> [CHALLENGE]:
Print exactly the lines from the first one down to the line that contains "14.7, 13.6, 13.6, 10.2, 10.6, 7.9, 8.7, 7.2, 6.6, 5.5]", both included, and skip the pictures.

#####

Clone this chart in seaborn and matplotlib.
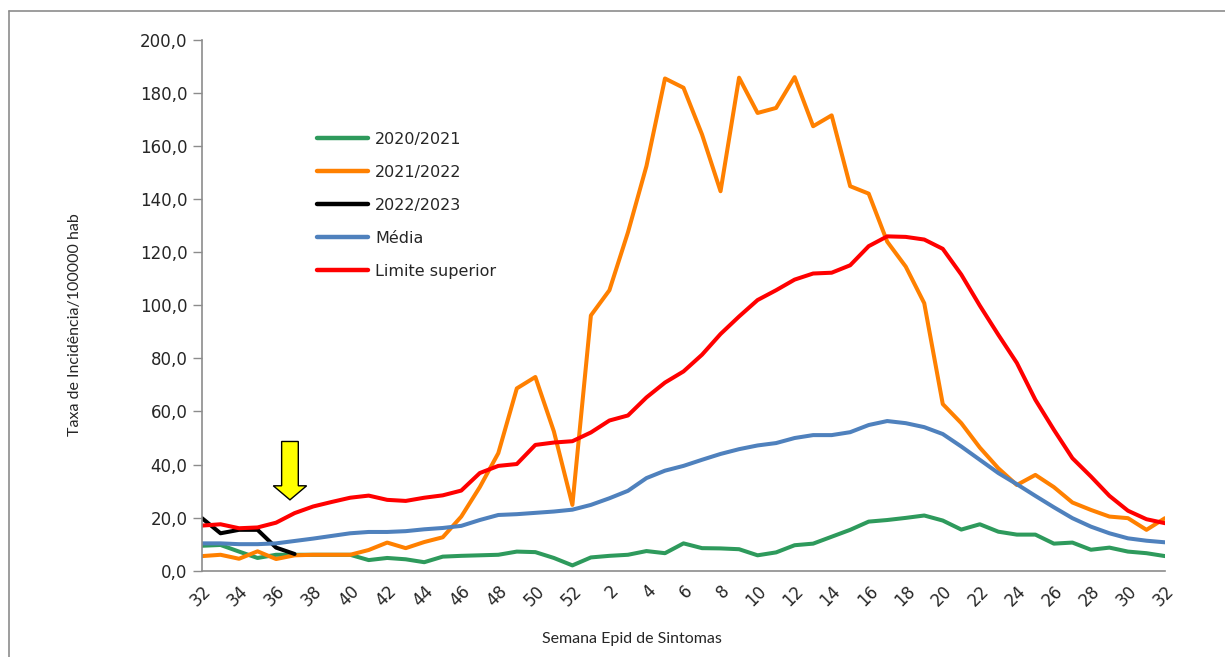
import numpy as np
import pandas as pd
import seaborn as sns
import matplotlib
matplotlib.use("Agg")
import matplotlib.pyplot as plt
from matplotlib.patches import Polygon
from matplotlib.lines import Line2D

# Epidemiological weeks: 32..52 of one year, then 1..32 of the next
weeks = list(range(32, 53)) + list(range(1, 33))

s2020_2021 = [9.4, 9.7, 7.2, 4.8, 6.0, 6.0, 6.0, 6.0, 6.0, 4.0, 4.8, 4.3, 3.2, 5.3, 5.6,
              5.8, 6.0, 7.2, 7.0, 4.8, 2.0, 5.0, 5.6, 6.0, 7.4, 6.6, 10.3, 8.5, 8.4, 8.1,
              5.8, 6.9, 9.6, 10.2, 12.8, 15.4, 18.5, 19.1, 19.9, 20.8, 18.9, 15.5, 17.5,
              14.7, 13.6, 13.6, 10.2, 10.6, 7.9, 8.7, 7.2, 6.6, 5.5]

s2021_2022 = [5.5, 6.0, 4.5, 7.3, 4.4, 5.8, 6.0, 6.0, 6.0, 7.8, 10.6, 8.5, 10.8, 12.6, 20.4,
              31.5, 44.3, 68.7, 73.0, 52.5, 24.8, 96.2, 105.7, 127.5, 152.5, 185.5, 182.0,
              164.4, 143.0, 185.8, 172.5, 174.4, 186.0, 167.5, 171.6, 144.9, 142.1, 124.0,
              114.6, 100.8, 62.8, 55.6, 46.4, 38.6, 32.3, 36.1, 31.5, 25.7, 22.9, 20.4,
              19.8, 15.4, 19.8]

s2022_2023 = [19.8, 14.1, 15.4, 15.4, 8.7, 6.3] + [np.nan] * 47

media = [10.3, 10.3, 10.0, 10.0, 10.3, 11.2, 12.1, 13.1, 14.1, 14.6, 14.6, 14.9, 15.6, 16.1,
         16.9, 19.1, 21.0, 21.3, 21.8, 22.3, 23.0, 24.8, 27.3, 30.1, 34.9, 37.7, 39.5, 41.8,
         44.0, 45.8, 47.2, 48.1, 50.0, 51.1, 51.1, 52.2, 54.9, 56.4, 55.6, 54.1, 51.5, 46.8,
         41.8, 36.8, 32.6, 28.2, 23.9, 19.8, 16.6, 14.1, 12.2, 11.3, 10.7]

limite_superior = [17.0, 17.5, 16.0, 16.3, 18.1, 21.7, 24.2, 25.9, 27.5, 28.3, 26.7, 26.3,
                   27.5, 28.4, 30.2, 36.8, 39.5, 40.2, 47.4, 48.3, 48.8, 52.1, 56.6, 58.5,
                   65.3, 70.9, 75.1, 81.4, 89.2, 95.8, 102.0, 105.7, 109.7, 112.0, 112.3,
                   115.1, 122.3, 126.0, 125.8, 124.8, 121.3, 111.6, 99.9, 88.9, 78.3, 64.4,
                   53.1, 42.4, 35.5, 28.2, 22.6, 19.4, 17.9]

series_names = ["2020/2021", "2021/2022", "2022/2023", "Média", "Limite superior"]
series_values = [s2020_2021, s2021_2022, s2022_2023, media, limite_superior]
series_colors = ["#2e9a5c", "#ff8000", "#000000", "#4f81bd", "#ff0000"]

pos = np.arange(len(weeks))
df = pd.concat(
    [pd.DataFrame({"pos": pos, "valor": vals, "serie": name})
     for name, vals in zip(series_names, series_values)],
    ignore_index=True,
)

sns.set_theme(style="white")
plt.rcParams["font.family"] = ["DejaVu Sans"]

fig = plt.figure(figsize=(12.25, 6.57), dpi=100)
ax = fig.add_axes([202 / 1225, 1 - 570.7 / 657, (1165 - 202) / 1225, (570.7 - 40) / 657])

sns.lineplot(data=df, x="pos", y="valor", hue="serie", hue_order=series_names,
             palette=series_colors, linewidth=2.9, ax=ax, legend=False, sort=False)

ax.set_xlim(0, len(weeks) - 1)
ax.set_ylim(0, 200)
ax.set_yticks(np.arange(0, 201, 20))
ax.set_yticklabels([f"{v:.1f}".replace(".", ",") for v in np.arange(0, 201, 20)])
ax.set_xticks(pos[::2])
ax.set_xticklabels([str(w) for w in weeks[::2]], rotation=45, ha="right",
                   rotation_mode="anchor")
ax.tick_params(axis="y", length=6.5, width=1, color="#8c8c8c", direction="out",
               labelsize=12, pad=4, left=True)
ax.tick_params(axis="x", length=0, labelsize=12, pad=8)
ax.set_xlabel("")
ax.set_ylabel("")

for side in ["top", "right"]:
    ax.spines[side].set_visible(False)
for side in ["left", "bottom"]:
    ax.spines[side].set_color("#8c8c8c")
    ax.spines[side].set_linewidth(1.2)
ax.grid(False)

# Yellow marker arrow pointing at the current week
arrow = Polygon([(4.3, 48.7), (5.2, 48.7), (5.2, 32.0), (5.65, 32.0), (4.75, 26.7),
                 (3.85, 32.0), (4.3, 32.0)], closed=True, facecolor="#ffff00",
                edgecolor="#000000", linewidth=1.0, zorder=5)
ax.add_patch(arrow)

handles = [Line2D([], [], color=c, linewidth=3.2) for c in series_colors]
fig.legend(handles, series_names, loc="upper left",
           bbox_to_anchor=(317 / 1225, 1 - 132 / 657), frameon=False, fontsize=11.5,
           handlelength=3.2, handletextpad=0.45, labelspacing=1.12, borderpad=0,
           borderaxespad=0)

label_font = ["Liberation Sans Narrow", "Lato", "DejaVu Sans"]
fig.text(75 / 1225, 1 - 325 / 657, "Taxa de Incidência/100000 hab", rotation=90,
         ha="center", va="center", fontsize=11.5, family=label_font)
fig.text(632 / 1225, 1 - 639 / 657, "Semana Epid de Sintomas", ha="center", va="center",
         fontsize=11.5, family=label_font)

# Outer chart frame (left and top edges)
fig.add_artist(Line2D([9 / 1225, 9 / 1225], [0, 1 - 11 / 657], color="#8c8c8c",
                      linewidth=1.2, transform=fig.transFigure))
fig.add_artist(Line2D([9 / 1225, 1], [1 - 11 / 657, 1 - 11 / 657], color="#8c8c8c",
                      linewidth=1.2, transform=fig.transFigure))

fig.savefig("out.png", dpi=100, facecolor="white")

#####

> [WORKED ANSWER]:
Clone this chart in seaborn and matplotlib.
import numpy as np
import pandas as pd
import seaborn as sns
import matplotlib
matplotlib.use("Agg")
import matplotlib.pyplot as plt
from matplotlib.patches import Polygon
from matplotlib.lines import Line2D

# Epidemiological weeks: 32..52 of one year, then 1..32 of the next
weeks = list(range(32, 53)) + list(range(1, 33))

s2020_2021 = [9.4, 9.7, 7.2, 4.8, 6.0, 6.0, 6.0, 6.0, 6.0, 4.0, 4.8, 4.3, 3.2, 5.3, 5.6,
              5.8, 6.0, 7.2, 7.0, 4.8, 2.0, 5.0, 5.6, 6.0, 7.4, 6.6, 10.3, 8.5, 8.4, 8.1,
              5.8, 6.9, 9.6, 10.2, 12.8, 15.4, 18.5, 19.1, 19.9, 20.8, 18.9, 15.5, 17.5,
              14.7, 13.6, 13.6, 10.2, 10.6, 7.9, 8.7, 7.2, 6.6, 5.5]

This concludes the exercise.